*LISTED ENTRIES:*
※
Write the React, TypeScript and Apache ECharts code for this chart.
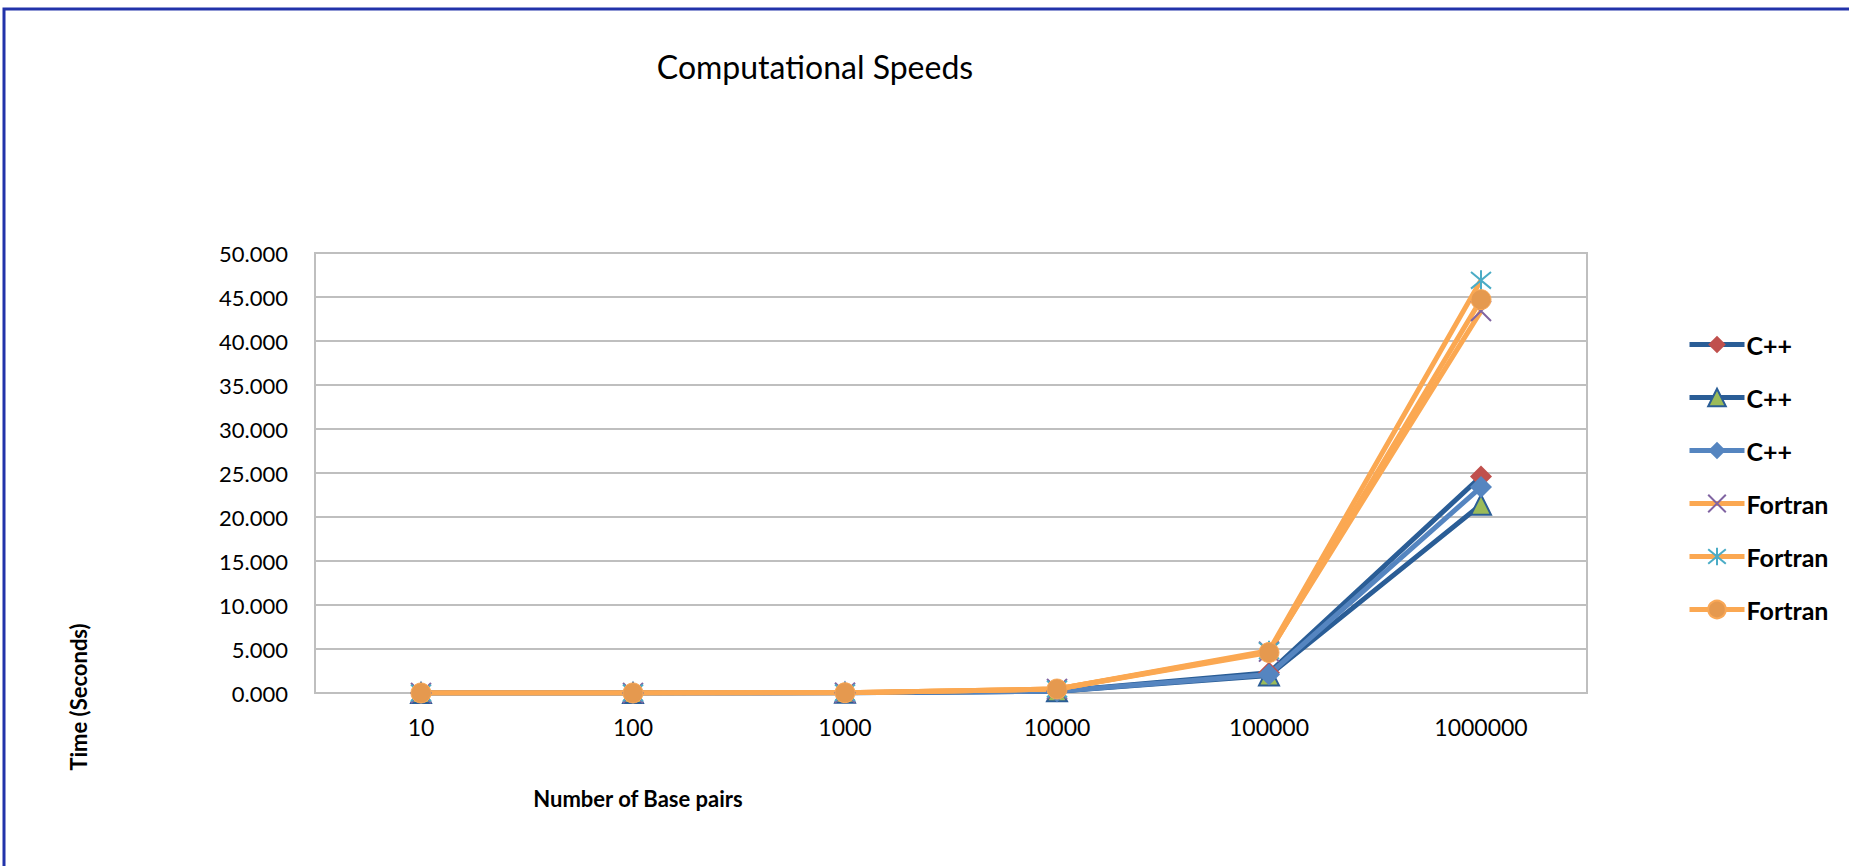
import React, { useEffect, useRef } from "react";
import * as echarts from "echarts";

const categories = ["10", "100", "1000", "10000", "100000", "1000000"];
const seriesNames = ["C++", "C++", "C++", "Fortran", "Fortran", "Fortran"];
const cpp1 = [0.001, 0.002, 0.02, 0.2, 2.3, 24.6];
const cpp2 = [0.001, 0.002, 0.02, 0.2, 2.0, 21.4];
const cpp3 = [0.001, 0.002, 0.02, 0.2, 2.1, 23.4];
const fortran1 = [0.001, 0.003, 0.03, 0.45, 4.7, 43.4];
const fortran2 = [0.001, 0.003, 0.03, 0.45, 4.8, 46.9];
const fortran3 = [0.001, 0.003, 0.03, 0.45, 4.6, 44.7];

const FONT = "Lato, 'Open Sans', sans-serif";
const X_PATH = "path://M0 0 L10 10 M10 0 L0 10";
const STAR_PATH = "path://M0 0 L10 10 M10 0 L0 10 M5 -1 L5 11";

export default function App() {
  const ref = useRef<HTMLDivElement>(null);
  useEffect(() => {
    document.body.style.margin = "0";
    const chart = echarts.init(ref.current!, null, { renderer: "svg" });
    const lineW = 5;
    const mk = (
      name: string,
      data: number[],
      lineColor: string,
      symbol: string,
      symbolSize: number,
      itemStyle: any
    ) => ({
      name,
      type: "line",
      data,
      symbol,
      symbolSize,
      showAllSymbol: true,
      lineStyle: { color: lineColor, width: lineW },
      itemStyle,
      emphasis: { disabled: true },
    });
    chart.setOption({
      animation: false,
      backgroundColor: "#ffffff",
      title: {
        text: "Computational Speeds",
        left: 810,
        top: 45,
        textAlign: "center",
        textStyle: { fontFamily: FONT, fontSize: 32, fontWeight: "normal", color: "#000" },
      },
      grid: {
        left: 315,
        top: 253,
        width: 1272,
        height: 440,
        show: true,
        borderColor: "#bfbfbf",
        borderWidth: 2,
        containLabel: false,
      },
      legend: {
        orient: "vertical",
        left: 1682,
        top: 327,
        itemWidth: 55,
        itemHeight: 22,
        itemGap: 28,
        selectedMode: false,
        lineStyle: { width: 5 },
        textStyle: {
          fontFamily: FONT,
          fontSize: 25,
          lineHeight: 25,
          fontWeight: "bold",
          color: "#000",
          padding: [0, 0, 0, -3],
        },
        data: [0, 1, 2, 3, 4, 5].map((i) => ({ name: seriesNames[i] + "\u200b".repeat(i) })),
      },
      xAxis: {
        type: "category",
        data: categories,
        boundaryGap: true,
        axisLine: { show: true, lineStyle: { color: "#bfbfbf", width: 2 } },
        axisTick: { show: false },
        axisLabel: { fontFamily: FONT, fontSize: 23, color: "#000", margin: 22 },
        splitLine: { show: false },
      },
      yAxis: {
        type: "value",
        min: 0,
        max: 50,
        interval: 5,
        axisLine: { show: true, lineStyle: { color: "#bfbfbf", width: 2 } },
        axisTick: { show: false },
        axisLabel: {
          fontFamily: FONT,
          fontSize: 22,
          color: "#000",
          margin: 27,
          formatter: (v: number) => v.toFixed(3),
        },
        splitLine: { show: true, lineStyle: { color: "#bfbfbf", width: 2 } },
      },
      series: [
        mk(seriesNames[0], cpp1, "#2a5d96", "diamond", 22, { color: "#c0504d" }),
        mk(seriesNames[1] + "\u200b", cpp2, "#2a5d96", "triangle", 20, {
          color: "#9bbb59",
          borderColor: "#2a5d96",
          borderWidth: 2,
        }),
        mk(seriesNames[2] + "\u200b\u200b", cpp3, "#5585c0", "diamond", 22, { color: "#5585c0" }),
        mk(seriesNames[3] + "\u200b".repeat(3), fortran1, "#fba852", X_PATH, 20, {
          color: "none",
          borderColor: "#8064a2",
          borderWidth: 2,
        }),
        mk(seriesNames[4] + "\u200b".repeat(4), fortran2, "#fba852", STAR_PATH, 20, {
          color: "none",
          borderColor: "#4bacc6",
          borderWidth: 2,
        }),
        mk(seriesNames[5] + "\u200b".repeat(5), fortran3, "#fba852", "circle", 20, {
          color: "#e5994f",
          borderColor: "#f9a857",
          borderWidth: 1,
        }),
      ],
      graphic: [
        {
          type: "rect",
          silent: true,
          shape: { x: 4, y: 9, width: 3000, height: 3000 },
          style: { fill: "none", stroke: "#2233aa", lineWidth: 3 },
        },
        {
          type: "text",
          x: 78,
          y: 697,
          rotation: Math.PI / 2,
          style: {
            text: "Time (Seconds)",
            fontFamily: FONT,
            fontSize: 22,
            fontWeight: "bold",
            fill: "#000",
            align: "center",
            verticalAlign: "middle",
          },
        },
        {
          type: "text",
          x: 638,
          y: 798,
          style: {
            text: "Number of Base pairs",
            fontFamily: FONT,
            fontSize: 22,
            fontWeight: "bold",
            fill: "#000",
            align: "center",
            verticalAlign: "middle",
          },
        },
      ],
    });
    return () => chart.dispose();
  }, []);
  return <div ref={ref} style={{ width: 1849, height: 866 }} />;
}
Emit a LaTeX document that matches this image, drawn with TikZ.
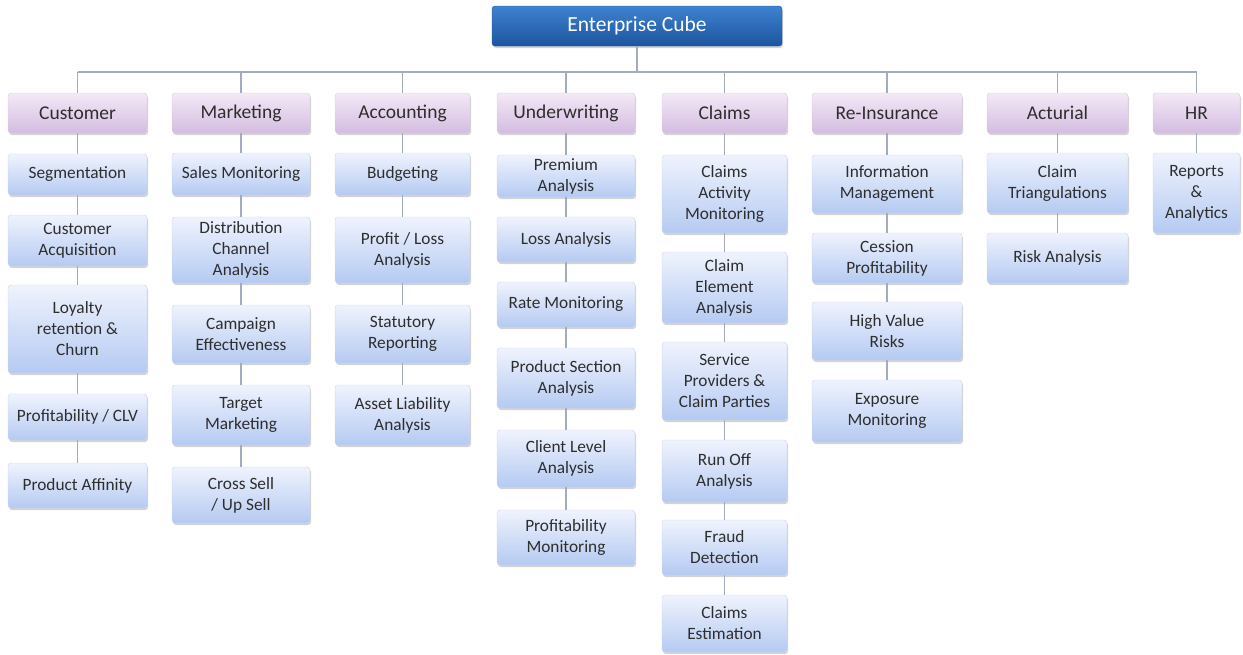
\documentclass[tikz,border=0pt]{standalone}
\usepackage{fontspec}
\setmainfont{Carlito}
\usetikzlibrary{shadows}
\definecolor{txt}{HTML}{2E2E2E}
\definecolor{linec}{HTML}{A3ACBE}
\definecolor{hdtop}{HTML}{F4E9F7}
\definecolor{hdbot}{HTML}{D4BCE0}
\definecolor{hdedge}{HTML}{D9CCE2}
\definecolor{chtop}{HTML}{EFF3FD}
\definecolor{chbot}{HTML}{B5CAF2}
\definecolor{chedge}{HTML}{CBD6EC}
\definecolor{rttop}{HTML}{3E82D0}
\definecolor{rtbot}{HTML}{1D549E}
\tikzset{
  basebox/.style={rectangle, rounded corners=3pt, align=center, inner sep=1pt,
    drop shadow={opacity=0.35, shadow xshift=1pt, shadow yshift=-2pt}},
  rootbox/.style={basebox, top color=rttop, bottom color=rtbot, draw=rtbot,
    text=white, font=\fontsize{21.5}{25}\selectfont, minimum width=290pt, minimum height=40pt},
  headbox/.style={basebox, top color=hdtop, bottom color=hdbot, draw=hdedge,
    text=txt, font=\fontsize{19.5}{23}\selectfont, minimum height=40pt},
  childbox/.style={basebox, top color=chtop, bottom color=chbot, draw=chedge,
    text=txt, font=\fontsize{17.3}{21}\selectfont},
  conn/.style={draw=linec, line width=1.4pt}
}
\begin{document}
\begin{tikzpicture}[x=1pt,y=-1pt]
\useasboundingbox (0,0) rectangle (1243,654);
% root
\node[rootbox] (root) at (637,26) {Enterprise Cube};
% headers
\node[headbox, minimum width=139pt] (h1) at (77.5,113) {Customer};
\node[headbox, minimum width=138pt] (h2) at (241,113) {Marketing};
\node[headbox, minimum width=135pt] (h3) at (402.5,113) {Accounting};
\node[headbox, minimum width=138pt] (h4) at (566,113) {Underwriting};
\node[headbox, minimum width=125pt] (h5) at (724.5,113) {Claims};
\node[headbox, minimum width=150pt] (h6) at (887,113) {Re-Insurance};
\node[headbox, minimum width=141pt] (h7) at (1057.5,113) {Acturial};
\node[headbox, minimum width=87pt] (h8) at (1196.5,113) {HR};
% bus
\coordinate (bus) at (637,72);
\coordinate (busL) at (77.5,72);
\coordinate (busR) at (1196.5,72);
% Customer
\node[childbox, minimum width=139pt, minimum height=41pt] (c1) at (77.5,174.5) {Segmentation};
\node[childbox, minimum width=139pt, minimum height=51pt] (c2) at (77.5,240.5) {Customer\\Acquisition};
\node[childbox, minimum width=139pt, minimum height=88pt] (c3) at (77.5,329) {Loyalty\\retention \&\\Churn};
\node[childbox, minimum width=139pt, minimum height=46pt] (c4) at (77.5,417) {Profitability / CLV};
\node[childbox, minimum width=139pt, minimum height=45pt] (c5) at (77.5,485.5) {Product Affinity};
% Marketing
\node[childbox, minimum width=138pt, minimum height=42pt] (m1) at (241,174) {Sales Monitoring};
\node[childbox, minimum width=138pt, minimum height=66pt] (m2) at (241,250) {Distribution\\Channel\\Analysis};
\node[childbox, minimum width=138pt, minimum height=58pt] (m3) at (241,334) {Campaign\\Effectiveness};
\node[childbox, minimum width=138pt, minimum height=60pt] (m4) at (241,415) {Target\\Marketing};
\node[childbox, minimum width=138pt, minimum height=56pt] (m5) at (241,495) {Cross Sell\\/ Up Sell};
% Accounting
\node[childbox, minimum width=135pt, minimum height=42pt] (a1) at (402.5,174) {Budgeting};
\node[childbox, minimum width=135pt, minimum height=66pt] (a2) at (402.5,250) {Profit / Loss\\Analysis};
\node[childbox, minimum width=135pt, minimum height=58pt] (a3) at (402.5,334) {Statutory\\Reporting};
\node[childbox, minimum width=135pt, minimum height=60pt] (a4) at (402.5,415) {Asset Liability\\Analysis};
% Underwriting
\node[childbox, minimum width=138pt, minimum height=42pt] (u1) at (566,176) {Premium\\Analysis};
\node[childbox, minimum width=138pt, minimum height=45pt] (u2) at (566,239.5) {Loss Analysis};
\node[childbox, minimum width=138pt, minimum height=45pt] (u3) at (566,304.5) {Rate Monitoring};
\node[childbox, minimum width=138pt, minimum height=60pt] (u4) at (566,378) {Product Section\\Analysis};
\node[childbox, minimum width=138pt, minimum height=57pt] (u5) at (566,458.5) {Client Level\\Analysis};
\node[childbox, minimum width=138pt, minimum height=55pt] (u6) at (566,537.5) {Profitability\\Monitoring};
% Claims
\node[childbox, minimum width=125pt, minimum height=78pt] (k1) at (724.5,194) {Claims\\Activity\\Monitoring};
\node[childbox, minimum width=125pt, minimum height=71pt] (k2) at (724.5,287.5) {Claim\\Element\\Analysis};
\node[childbox, minimum width=125pt, minimum height=78pt] (k3) at (724.5,381) {Service\\Providers \&\\Claim Parties};
\node[childbox, minimum width=125pt, minimum height=62pt] (k4) at (724.5,471) {Run Off\\Analysis};
\node[childbox, minimum width=125pt, minimum height=55pt] (k5) at (724.5,547.5) {Fraud\\Detection};
\node[childbox, minimum width=125pt, minimum height=57pt] (k6) at (724.5,623.5) {Claims\\Estimation};
% Re-Insurance
\node[childbox, minimum width=150pt, minimum height=58pt] (r1) at (887,184) {Information\\Management};
\node[childbox, minimum width=150pt, minimum height=50pt] (r2) at (887,258) {Cession\\Profitability};
\node[childbox, minimum width=150pt, minimum height=58pt] (r3) at (887,331) {High Value\\Risks};
\node[childbox, minimum width=150pt, minimum height=62pt] (r4) at (887,411) {Exposure\\Monitoring};
% Acturial
\node[childbox, minimum width=141pt, minimum height=60pt] (t1) at (1057.5,183) {Claim\\Triangulations};
\node[childbox, minimum width=141pt, minimum height=50pt] (t2) at (1057.5,258) {Risk Analysis};
% HR
\node[childbox, minimum width=87pt, minimum height=80pt] (x1) at (1196.5,193) {Reports\\\&\\Analytics};
% connectors
\draw[conn] (root.south) -- (bus);
\draw[conn] (busL) -- (busR);
\foreach \h in {h1,h2,h3,h4,h5,h6,h7,h8}
  \draw[conn] (\h.north |- bus) -- (\h.north);
\foreach \a/\b in {h1/c1,c1/c2,c2/c3,c3/c4,c4/c5,
                   h2/m1,m1/m2,m2/m3,m3/m4,m4/m5,
                   h3/a1,a1/a2,a2/a3,a3/a4,
                   h4/u1,u1/u2,u2/u3,u3/u4,u4/u5,u5/u6,
                   h5/k1,k1/k2,k2/k3,k3/k4,k4/k5,k5/k6,
                   h6/r1,r1/r2,r2/r3,r3/r4,
                   h7/t1,t1/t2,
                   h8/x1}
  \draw[conn] (\a.south) -- (\b.north);
\end{tikzpicture}
\end{document}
※
*TASK DETAILS:* Start at the first line of the records and write out everything up to and including the line containing "import * as". No pictures.

*CORRECT OUTPUT:*
Write the React, TypeScript and Apache ECharts code for this chart.
import React, { useEffect, useRef } from "react";
import * as echarts from "echarts";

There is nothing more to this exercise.